While average in the East, Midcontinent and Gulf Coast on Thursday saw just as many gains as losses, spots in the Rockies and further west saw widespread gains from a few pennies to a little more than a nickel.

All cash averages will experience some very bearish influence on Friday as futures crashed lower Thursday following a bearish storage report from the Energy Information Administration (EIA). The EIA reported that 87 Bcf was injected into underground inventories for the week ending Sept. 9, which was on the high side of industry’s expectations. October futures reached a low of $3.875 during the regular session before closing at $3.878, down 16.1 cents from Wednesday’s finish (see related story).

“The build was in the upper part of the range of expectations and has sparked a bearish price reaction, but since it was less than the 94 Bcf our model had produced, we think it could have been worse,” said Tim Evans, an analyst with Citi Futures Perspective in New York. “The key for prices will be how much damage this inflicts. If the downside proves limited and prices recover [by the weekend], then passing the test could lead to a move higher, in our view.”

Much has been made of the market’s recent attraction to the $4 price level.

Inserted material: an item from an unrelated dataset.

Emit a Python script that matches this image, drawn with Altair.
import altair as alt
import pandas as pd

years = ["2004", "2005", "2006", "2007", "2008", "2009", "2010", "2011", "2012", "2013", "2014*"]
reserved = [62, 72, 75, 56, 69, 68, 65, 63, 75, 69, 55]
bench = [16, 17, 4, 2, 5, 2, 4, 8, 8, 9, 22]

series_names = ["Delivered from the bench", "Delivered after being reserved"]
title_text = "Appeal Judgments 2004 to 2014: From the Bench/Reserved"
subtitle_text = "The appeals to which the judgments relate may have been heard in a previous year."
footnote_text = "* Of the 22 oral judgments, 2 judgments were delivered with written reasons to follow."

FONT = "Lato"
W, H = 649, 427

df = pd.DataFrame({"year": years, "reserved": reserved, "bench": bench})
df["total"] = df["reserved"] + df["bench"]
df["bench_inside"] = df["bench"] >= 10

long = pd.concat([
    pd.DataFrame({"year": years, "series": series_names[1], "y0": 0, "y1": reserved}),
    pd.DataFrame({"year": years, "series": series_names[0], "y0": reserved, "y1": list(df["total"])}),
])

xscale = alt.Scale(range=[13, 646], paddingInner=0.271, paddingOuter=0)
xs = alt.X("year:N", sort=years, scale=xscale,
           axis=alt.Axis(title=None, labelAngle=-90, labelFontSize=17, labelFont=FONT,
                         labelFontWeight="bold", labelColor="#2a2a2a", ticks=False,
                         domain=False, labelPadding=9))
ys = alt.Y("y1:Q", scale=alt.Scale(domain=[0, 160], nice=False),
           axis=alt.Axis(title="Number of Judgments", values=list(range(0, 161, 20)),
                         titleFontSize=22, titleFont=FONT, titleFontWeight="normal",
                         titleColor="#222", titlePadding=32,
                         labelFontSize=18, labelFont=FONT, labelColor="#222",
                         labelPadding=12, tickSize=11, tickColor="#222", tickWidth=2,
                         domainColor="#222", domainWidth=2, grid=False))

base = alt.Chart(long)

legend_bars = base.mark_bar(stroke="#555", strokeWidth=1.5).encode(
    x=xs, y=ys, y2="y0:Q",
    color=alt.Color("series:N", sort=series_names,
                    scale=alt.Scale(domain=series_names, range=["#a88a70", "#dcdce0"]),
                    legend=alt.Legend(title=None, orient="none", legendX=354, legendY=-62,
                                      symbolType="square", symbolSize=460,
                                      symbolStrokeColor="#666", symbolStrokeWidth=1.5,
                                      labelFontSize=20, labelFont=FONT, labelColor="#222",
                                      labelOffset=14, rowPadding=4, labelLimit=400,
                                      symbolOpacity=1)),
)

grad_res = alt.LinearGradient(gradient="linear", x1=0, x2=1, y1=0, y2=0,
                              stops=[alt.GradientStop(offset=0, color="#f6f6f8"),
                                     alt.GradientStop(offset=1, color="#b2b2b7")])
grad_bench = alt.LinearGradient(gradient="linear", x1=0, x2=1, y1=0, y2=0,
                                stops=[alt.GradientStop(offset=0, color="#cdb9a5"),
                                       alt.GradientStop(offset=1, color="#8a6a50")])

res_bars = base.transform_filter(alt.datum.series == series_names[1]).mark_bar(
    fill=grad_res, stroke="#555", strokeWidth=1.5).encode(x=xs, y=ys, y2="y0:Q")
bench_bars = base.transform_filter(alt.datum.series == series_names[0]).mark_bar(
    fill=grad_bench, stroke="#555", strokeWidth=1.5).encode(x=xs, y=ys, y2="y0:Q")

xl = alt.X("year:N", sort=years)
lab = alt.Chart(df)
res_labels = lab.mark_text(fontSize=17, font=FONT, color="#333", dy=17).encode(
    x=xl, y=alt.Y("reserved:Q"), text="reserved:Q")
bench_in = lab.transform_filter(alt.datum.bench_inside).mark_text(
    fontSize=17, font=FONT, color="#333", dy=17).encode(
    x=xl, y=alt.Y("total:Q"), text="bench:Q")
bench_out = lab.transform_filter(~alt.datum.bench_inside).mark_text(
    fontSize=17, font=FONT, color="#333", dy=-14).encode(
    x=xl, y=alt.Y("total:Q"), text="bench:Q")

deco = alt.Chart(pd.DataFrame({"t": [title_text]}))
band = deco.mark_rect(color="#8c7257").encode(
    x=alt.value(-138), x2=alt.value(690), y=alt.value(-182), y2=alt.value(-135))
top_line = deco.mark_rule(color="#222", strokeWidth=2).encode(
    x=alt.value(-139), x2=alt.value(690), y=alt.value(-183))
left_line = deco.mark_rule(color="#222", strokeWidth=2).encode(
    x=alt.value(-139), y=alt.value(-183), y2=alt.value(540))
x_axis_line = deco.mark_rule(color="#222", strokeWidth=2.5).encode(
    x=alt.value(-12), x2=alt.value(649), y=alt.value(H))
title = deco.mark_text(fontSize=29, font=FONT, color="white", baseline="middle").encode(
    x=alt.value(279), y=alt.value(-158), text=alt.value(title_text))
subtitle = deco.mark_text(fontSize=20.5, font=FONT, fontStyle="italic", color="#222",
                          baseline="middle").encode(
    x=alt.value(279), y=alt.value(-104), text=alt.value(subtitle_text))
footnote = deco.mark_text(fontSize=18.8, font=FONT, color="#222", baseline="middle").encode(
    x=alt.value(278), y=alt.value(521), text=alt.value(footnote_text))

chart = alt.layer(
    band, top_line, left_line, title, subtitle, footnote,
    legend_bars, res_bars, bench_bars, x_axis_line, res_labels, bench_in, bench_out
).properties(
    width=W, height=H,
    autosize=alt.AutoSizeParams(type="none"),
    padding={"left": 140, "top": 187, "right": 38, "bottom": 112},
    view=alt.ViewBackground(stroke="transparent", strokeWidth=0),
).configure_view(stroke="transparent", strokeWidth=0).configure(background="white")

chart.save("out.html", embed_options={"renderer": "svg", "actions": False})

Some analysts have noted that because the number keeps popping up so often, producers are even adjusting to be able to do business at it (see Daily GPI, Sept. 15).

“If you scan the indices and look for a trend, it’s not hard to see that a vast majority of the price averages fall just on either side of $4,” said a Northeast trader. “We’ve seen this price level quite a lot, so I think people feel pretty comfortable with doing business in this [price] area. Adding a little bit of stability to the equation is the futures market. Front month futures have been oscillating on either side of $4 since the beginning of August. Will this last forever? Of course not. But has it been a pretty stable price level for at least the last month? The answer is yes, and until we get a significant fundamental shift, we’re likely to stick around here.”

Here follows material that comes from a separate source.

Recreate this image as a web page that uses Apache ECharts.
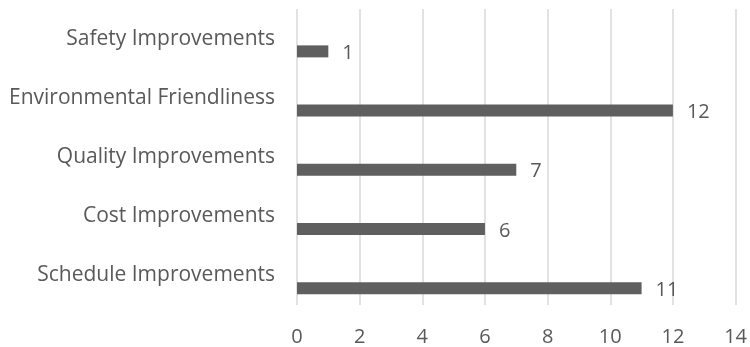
<!DOCTYPE html>
<html>
<head>
<meta charset="utf-8">
<script src="https://cdn.jsdelivr.net/npm/echarts@6/dist/echarts.min.js"></script>
<style>
  html, body { margin: 0; padding: 0; background: #fff; }
  #chart { width: 750px; height: 347px; }
</style>
</head>
<body>
<div id="chart"></div>
<script>
  // categories listed bottom to top
  const categories = ['Schedule Improvements', 'Cost Improvements', 'Quality Improvements', 'Environmental Friendliness', 'Safety Improvements']
  const counts = [11, 6, 7, 12, 1]
  const xTicks = [0, 2, 4, 6, 8, 10, 12, 14]

  const textColor = '#595959'
  const fontFamily = '"Open Sans", Lato, sans-serif'

  const chart = echarts.init(document.getElementById('chart'))
  chart.setOption({
    animation: false,
    grid: { left: 297, right: 12, top: 9, bottom: 42 },
    xAxis: {
      type: 'value',
      min: xTicks[0],
      max: xTicks[xTicks.length - 1],
      interval: 2,
      axisLine: { show: false },
      axisTick: { show: false },
      splitLine: { lineStyle: { color: '#d9d9d9', width: 1.5 } },
      axisLabel: { color: textColor, fontFamily: fontFamily, fontSize: 20, margin: 22 }
    },
    yAxis: {
      type: 'category',
      data: categories,
      axisLine: { show: false },
      axisTick: { show: false },
      axisLabel: { color: textColor, fontFamily: fontFamily, fontSize: 21, margin: 22 }
    },
    series: [
      {
        // empty placeholder series, keeps the real bars below the band centre
        type: 'bar',
        data: counts.map(() => null),
        barWidth: 12,
        barGap: '113%'
      },
      {
        type: 'bar',
        data: counts,
        barWidth: 12,
        barGap: '113%',
        itemStyle: { color: '#5f5f5f' },
        label: {
          show: true,
          position: 'right',
          distance: 14,
          offset: [0, 2],
          color: textColor,
          fontFamily: fontFamily,
          fontSize: 20
        }
      }
    ]
  })
</script>
</body>
</html>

On the weather front, traders were able to take their eyes off of the tropics for the first time in weeks. The only storm currently on the radar is Tropical Storm Maria, which was halfway up the U.S. East Coast Thursday afternoon but well out into the Atlantic.

Near-term weather forecasts are not offering much in terms of price direction advice as they remain virtually unchanged from a few days ago. According to the National Oceanic and Atmospheric Administration’s six- to 10-day forecast covering Sept. 21-25, the western half of the country, the north central portion, and New England are expected to experience mildly above-normal temperatures while much of the Southeast will see mildly below-normal readings.